■ Exercise description
Quote only the lines from the top of the listing below down to and including the line with "import plotly.graph_objects as go".

■ Recorded information

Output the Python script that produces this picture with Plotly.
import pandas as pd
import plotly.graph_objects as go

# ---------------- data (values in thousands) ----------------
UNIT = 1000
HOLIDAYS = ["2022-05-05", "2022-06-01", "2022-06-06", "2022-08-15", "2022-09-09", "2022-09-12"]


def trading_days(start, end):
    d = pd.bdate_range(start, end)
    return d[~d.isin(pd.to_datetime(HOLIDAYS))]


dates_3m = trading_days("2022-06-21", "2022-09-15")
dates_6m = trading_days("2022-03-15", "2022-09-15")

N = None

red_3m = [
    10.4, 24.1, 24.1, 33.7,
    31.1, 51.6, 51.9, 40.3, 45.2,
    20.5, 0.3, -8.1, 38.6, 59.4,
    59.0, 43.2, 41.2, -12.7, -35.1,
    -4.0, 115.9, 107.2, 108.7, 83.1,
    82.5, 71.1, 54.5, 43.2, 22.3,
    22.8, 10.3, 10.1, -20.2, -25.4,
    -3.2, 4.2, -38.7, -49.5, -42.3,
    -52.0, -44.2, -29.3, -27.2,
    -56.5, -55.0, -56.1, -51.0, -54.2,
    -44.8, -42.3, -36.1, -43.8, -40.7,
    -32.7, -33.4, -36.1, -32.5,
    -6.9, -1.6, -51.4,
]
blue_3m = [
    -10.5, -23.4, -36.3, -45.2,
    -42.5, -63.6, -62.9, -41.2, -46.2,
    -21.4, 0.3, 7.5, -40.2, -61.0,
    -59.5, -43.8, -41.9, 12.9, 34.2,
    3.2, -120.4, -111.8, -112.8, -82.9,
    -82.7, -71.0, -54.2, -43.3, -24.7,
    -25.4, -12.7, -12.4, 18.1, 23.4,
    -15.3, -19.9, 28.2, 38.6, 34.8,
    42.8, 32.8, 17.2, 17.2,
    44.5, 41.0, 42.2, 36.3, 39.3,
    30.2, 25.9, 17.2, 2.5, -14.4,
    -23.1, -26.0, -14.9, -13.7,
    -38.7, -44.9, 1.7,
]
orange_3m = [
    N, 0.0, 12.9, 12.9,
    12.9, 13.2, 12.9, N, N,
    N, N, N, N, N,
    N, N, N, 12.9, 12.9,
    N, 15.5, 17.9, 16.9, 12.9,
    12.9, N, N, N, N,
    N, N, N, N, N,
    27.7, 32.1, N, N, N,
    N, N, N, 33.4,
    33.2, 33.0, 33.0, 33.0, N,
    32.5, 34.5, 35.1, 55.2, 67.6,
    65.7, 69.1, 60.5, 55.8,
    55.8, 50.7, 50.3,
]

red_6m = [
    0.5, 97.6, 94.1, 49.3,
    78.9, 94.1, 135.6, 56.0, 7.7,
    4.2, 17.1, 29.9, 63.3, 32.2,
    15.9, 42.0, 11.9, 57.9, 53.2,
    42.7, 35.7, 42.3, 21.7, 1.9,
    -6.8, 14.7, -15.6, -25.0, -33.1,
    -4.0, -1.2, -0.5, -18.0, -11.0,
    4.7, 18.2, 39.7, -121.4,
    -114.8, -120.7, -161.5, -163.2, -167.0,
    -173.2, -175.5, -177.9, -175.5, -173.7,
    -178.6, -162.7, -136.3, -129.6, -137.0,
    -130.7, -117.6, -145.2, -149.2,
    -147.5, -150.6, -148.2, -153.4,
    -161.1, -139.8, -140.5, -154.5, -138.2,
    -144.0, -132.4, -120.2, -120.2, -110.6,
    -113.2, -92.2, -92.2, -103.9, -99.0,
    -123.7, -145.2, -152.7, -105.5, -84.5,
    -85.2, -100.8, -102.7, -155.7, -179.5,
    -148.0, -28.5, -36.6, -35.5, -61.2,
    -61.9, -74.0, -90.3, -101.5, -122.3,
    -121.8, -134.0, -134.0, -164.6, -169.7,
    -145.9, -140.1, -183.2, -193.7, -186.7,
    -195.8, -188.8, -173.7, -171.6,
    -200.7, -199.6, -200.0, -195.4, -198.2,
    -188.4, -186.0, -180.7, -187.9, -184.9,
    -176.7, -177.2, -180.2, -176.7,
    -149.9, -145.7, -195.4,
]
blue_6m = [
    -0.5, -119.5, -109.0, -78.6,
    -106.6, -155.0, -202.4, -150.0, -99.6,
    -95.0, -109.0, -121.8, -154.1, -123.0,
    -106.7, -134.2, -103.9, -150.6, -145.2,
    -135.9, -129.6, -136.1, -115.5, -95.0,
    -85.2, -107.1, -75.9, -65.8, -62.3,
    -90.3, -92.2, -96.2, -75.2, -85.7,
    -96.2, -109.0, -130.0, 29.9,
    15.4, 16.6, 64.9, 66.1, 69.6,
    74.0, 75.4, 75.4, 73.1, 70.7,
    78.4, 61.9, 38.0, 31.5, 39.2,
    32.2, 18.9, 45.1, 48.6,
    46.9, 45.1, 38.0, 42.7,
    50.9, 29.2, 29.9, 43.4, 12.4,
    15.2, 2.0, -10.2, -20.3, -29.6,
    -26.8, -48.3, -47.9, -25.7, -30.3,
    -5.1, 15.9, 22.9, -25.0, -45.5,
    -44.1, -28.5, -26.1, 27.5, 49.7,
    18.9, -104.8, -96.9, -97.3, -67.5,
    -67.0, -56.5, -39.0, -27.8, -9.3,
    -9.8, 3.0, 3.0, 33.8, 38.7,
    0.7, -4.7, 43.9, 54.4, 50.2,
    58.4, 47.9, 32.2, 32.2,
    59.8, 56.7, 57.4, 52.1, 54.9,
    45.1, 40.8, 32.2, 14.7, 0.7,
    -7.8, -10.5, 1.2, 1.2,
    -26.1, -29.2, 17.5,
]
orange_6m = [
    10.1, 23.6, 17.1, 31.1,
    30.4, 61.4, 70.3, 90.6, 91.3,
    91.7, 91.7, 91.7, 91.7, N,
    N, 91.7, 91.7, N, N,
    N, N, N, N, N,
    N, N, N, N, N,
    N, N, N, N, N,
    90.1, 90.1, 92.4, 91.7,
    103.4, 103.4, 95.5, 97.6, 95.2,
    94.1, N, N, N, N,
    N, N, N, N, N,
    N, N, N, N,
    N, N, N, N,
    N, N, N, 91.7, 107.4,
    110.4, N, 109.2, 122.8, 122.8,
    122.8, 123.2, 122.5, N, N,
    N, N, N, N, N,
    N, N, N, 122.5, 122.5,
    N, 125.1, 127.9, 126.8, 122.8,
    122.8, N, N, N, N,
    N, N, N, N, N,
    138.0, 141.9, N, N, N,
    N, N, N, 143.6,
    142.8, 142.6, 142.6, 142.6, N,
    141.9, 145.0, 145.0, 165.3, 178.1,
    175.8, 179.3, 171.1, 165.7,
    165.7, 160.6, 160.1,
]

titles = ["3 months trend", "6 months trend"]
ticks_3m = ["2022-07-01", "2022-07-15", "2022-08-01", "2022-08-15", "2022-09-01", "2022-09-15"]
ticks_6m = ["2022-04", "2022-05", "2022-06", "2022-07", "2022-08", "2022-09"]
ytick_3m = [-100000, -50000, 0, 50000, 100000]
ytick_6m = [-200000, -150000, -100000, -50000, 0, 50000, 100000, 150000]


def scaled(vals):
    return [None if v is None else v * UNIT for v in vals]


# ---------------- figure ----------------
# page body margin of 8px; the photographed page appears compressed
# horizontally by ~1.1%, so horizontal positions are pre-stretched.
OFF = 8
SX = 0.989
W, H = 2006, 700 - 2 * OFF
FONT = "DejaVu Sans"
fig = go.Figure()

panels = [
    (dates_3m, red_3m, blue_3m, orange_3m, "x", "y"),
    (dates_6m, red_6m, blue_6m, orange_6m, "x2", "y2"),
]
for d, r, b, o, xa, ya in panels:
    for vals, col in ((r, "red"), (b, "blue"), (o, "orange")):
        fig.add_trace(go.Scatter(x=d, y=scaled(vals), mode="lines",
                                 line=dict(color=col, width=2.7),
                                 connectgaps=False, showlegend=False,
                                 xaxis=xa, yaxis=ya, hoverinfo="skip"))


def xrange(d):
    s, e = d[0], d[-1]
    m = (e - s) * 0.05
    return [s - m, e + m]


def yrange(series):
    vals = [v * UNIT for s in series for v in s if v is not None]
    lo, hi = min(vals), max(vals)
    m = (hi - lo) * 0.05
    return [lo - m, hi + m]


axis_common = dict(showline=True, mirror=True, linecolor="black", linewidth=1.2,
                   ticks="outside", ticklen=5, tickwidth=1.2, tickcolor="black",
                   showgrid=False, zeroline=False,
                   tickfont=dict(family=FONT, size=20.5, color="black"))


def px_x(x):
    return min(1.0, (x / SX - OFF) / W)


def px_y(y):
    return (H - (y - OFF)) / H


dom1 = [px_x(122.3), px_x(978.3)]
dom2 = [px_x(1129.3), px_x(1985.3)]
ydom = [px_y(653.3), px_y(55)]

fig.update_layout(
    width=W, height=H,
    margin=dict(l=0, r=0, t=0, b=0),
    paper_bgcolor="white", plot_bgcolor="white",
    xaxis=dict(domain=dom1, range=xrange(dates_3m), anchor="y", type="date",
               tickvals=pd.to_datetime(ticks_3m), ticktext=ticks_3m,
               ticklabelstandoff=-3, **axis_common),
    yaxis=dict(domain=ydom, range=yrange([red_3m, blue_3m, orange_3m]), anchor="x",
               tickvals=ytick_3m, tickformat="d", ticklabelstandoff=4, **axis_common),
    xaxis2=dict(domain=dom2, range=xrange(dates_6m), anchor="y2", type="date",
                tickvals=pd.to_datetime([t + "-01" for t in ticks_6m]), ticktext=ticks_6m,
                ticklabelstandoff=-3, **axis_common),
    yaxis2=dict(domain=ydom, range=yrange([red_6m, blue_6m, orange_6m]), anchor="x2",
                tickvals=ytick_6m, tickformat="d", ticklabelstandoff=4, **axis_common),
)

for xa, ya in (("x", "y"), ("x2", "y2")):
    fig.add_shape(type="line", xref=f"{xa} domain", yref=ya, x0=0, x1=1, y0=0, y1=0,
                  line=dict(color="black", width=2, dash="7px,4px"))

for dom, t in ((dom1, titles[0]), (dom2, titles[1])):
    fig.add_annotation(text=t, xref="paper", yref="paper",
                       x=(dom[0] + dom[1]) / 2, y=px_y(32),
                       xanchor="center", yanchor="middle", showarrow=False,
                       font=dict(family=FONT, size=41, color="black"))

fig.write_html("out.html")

■ Full response
Output the Python script that produces this picture with Plotly.
import pandas as pd
import plotly.graph_objects as go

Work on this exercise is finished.